Hechos de los apóstoles 4,1-12; Sal 117, 1-2 y 4. 22-24. 25-27a; san Juan 21,1-14
Simón Pedro les dice: «Me voy a pescar.» Ellos contestan: «Vamos también
nosotros contigo»… No sé, no sé… Ese «me voy a pescar» no suena como los de antes,
cuando el joven Simón, un pescador que aún no había conocido a Cristo, terminaba
deprisa la comida para preparar ilusionado las redes antes de una noche de pesca. Esta
vez, «me voy a pescar» suena a aburrimiento. He imaginado a los apóstoles segundos
antes de la escena que nos narra Juan: sentados en corro, cariacontecidos, mirándose
unos a otros con tristeza y sin saber muy bien qué hacer. Hacía días de aquel glorioso
domingo, y Jesús no había vuelto a dar señales de Vida. Ellos habían subido a Galilea,
pero Jesús no parecía estar allí. Cansado de esperar, Simón se levanta, arranca de sus
dientes la espiga que mordisqueaba con nerviosismo y aburrimiento, y avanza
lentamente hacia la barca. Los demás se miran, se encogen de hombros, y como
diciendo sin decir «¡Qué le vamos a hacer!» se ponen en pie y le siguen…
¡Qué noche más aburrida! Por no animarse, no se animaron ni los peces, que
debieron quedarse durmiendo en el fondo del lago… ¡Qué difícil resultaba mantener los
ojos abiertos! ¿Pero qué les sucede a esos pescadores que parecen cadáveres flotantes?
¿Dónde han quedado los chistes y las canciones con que, hace años, solían mantenerse
en guardia durante las noches de pesca? Nos bastará con esperar unas líneas para
averiguar la causa de este funeral marino.
«Estaba ya amaneciendo… «Muchachos, ¿tenéis pescado?»… «No»». Monosílabo
aburrido, distinto de aquel «Maestro, hemos estado bregando toda la noche y no hemos
pescado nada» de Lc 5, 5. Pero no hay ganas de hablar… «Echad la red a la derecha de
la barca y encontraréis». De repente, los peces se despiertan y asaltan las redes (el
hombre, como siempre, fue el último en enterarse). Brillan los ojos de Juan: «¡Es el
Señor!». Y Pedro, que estaba en pijama, se viste a toda prisa y salta al agua… De nuevo
hay vida, de nuevo hay ilusión, de nuevo vibra el Colegio Apostólico… ¡El Señor!

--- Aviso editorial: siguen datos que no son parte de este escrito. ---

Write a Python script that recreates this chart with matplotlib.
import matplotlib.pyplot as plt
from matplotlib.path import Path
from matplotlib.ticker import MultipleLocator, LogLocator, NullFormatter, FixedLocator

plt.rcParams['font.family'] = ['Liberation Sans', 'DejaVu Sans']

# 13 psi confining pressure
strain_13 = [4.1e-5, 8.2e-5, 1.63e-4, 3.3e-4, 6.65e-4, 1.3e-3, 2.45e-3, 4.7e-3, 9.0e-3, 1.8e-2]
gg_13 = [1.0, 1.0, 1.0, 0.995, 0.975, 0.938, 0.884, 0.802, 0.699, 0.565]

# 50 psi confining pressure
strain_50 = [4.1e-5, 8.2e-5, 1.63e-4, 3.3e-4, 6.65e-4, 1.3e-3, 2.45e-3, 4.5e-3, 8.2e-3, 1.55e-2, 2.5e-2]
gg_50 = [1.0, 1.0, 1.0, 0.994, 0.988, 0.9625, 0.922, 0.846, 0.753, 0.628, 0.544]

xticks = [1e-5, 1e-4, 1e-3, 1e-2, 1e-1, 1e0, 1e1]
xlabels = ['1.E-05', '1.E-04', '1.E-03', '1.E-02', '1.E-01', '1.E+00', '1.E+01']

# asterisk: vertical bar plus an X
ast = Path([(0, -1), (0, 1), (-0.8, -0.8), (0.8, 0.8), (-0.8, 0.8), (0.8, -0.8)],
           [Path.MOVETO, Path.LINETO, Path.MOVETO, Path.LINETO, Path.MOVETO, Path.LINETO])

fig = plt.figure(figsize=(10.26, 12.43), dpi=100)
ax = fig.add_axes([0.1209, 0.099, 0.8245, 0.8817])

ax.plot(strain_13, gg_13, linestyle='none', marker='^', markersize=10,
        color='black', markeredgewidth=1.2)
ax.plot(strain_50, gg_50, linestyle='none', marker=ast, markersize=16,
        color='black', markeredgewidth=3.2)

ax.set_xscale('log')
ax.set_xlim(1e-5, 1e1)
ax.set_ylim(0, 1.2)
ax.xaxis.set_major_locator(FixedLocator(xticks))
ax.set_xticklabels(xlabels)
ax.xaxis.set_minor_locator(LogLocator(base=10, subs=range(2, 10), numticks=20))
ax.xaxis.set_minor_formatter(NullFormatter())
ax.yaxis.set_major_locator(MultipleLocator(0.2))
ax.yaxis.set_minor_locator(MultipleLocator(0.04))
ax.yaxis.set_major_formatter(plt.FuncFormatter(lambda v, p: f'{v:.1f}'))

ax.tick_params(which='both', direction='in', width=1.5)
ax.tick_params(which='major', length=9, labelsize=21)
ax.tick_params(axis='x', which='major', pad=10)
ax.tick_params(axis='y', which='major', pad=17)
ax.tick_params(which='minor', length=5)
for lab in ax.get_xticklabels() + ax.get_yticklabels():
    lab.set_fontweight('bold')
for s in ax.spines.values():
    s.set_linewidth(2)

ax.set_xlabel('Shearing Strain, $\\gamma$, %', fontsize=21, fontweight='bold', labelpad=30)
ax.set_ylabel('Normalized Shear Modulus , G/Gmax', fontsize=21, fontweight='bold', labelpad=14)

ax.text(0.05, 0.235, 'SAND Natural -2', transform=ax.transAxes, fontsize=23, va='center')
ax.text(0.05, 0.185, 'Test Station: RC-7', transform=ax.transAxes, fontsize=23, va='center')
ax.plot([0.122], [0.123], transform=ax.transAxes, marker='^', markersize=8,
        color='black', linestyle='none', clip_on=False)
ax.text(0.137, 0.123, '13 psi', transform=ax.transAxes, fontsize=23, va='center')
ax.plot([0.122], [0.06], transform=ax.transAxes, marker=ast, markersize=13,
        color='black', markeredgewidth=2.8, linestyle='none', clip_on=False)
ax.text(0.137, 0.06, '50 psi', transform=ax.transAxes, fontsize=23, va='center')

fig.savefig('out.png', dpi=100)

Ahora ya sabes lo que sucedía. Mientras uno no ha conocido al Señor, todavía puede
ilusionarse con las cosas de este mundo. Pero, cuando el alma ha gustado las mieles del
Amor de Dios, todo de repente sabe a poco. Lo dulce se vuelve amargo si no está
Cristo; lo fácil se vuelve difícil si no está Cristo; la cuesta abajo se vuelve cuesta arriba
si no está Cristo… Y uno no quisiera ni respirar si no escucha a su lado el aliento de
Jesús. Conozco eso. A los apóstoles la pesca ya no les decía nada sin Cristo. Era urgente
que llegase el Espíritu para que llenase de Dios todas las cosas y las volviera a hacer
capaces de ilusionar a los hombres.
Señor, si Tú faltases, ¿sería yo capaz de estar despierto pasada la medianoche
escribiendo estas líneas? Pero, si Tú faltases, ¿acaso podría conciliar el sueño? ¡Virgen
María! ¡Que nunca me falte Jesús! ¡Que nunca le falte yo a Él!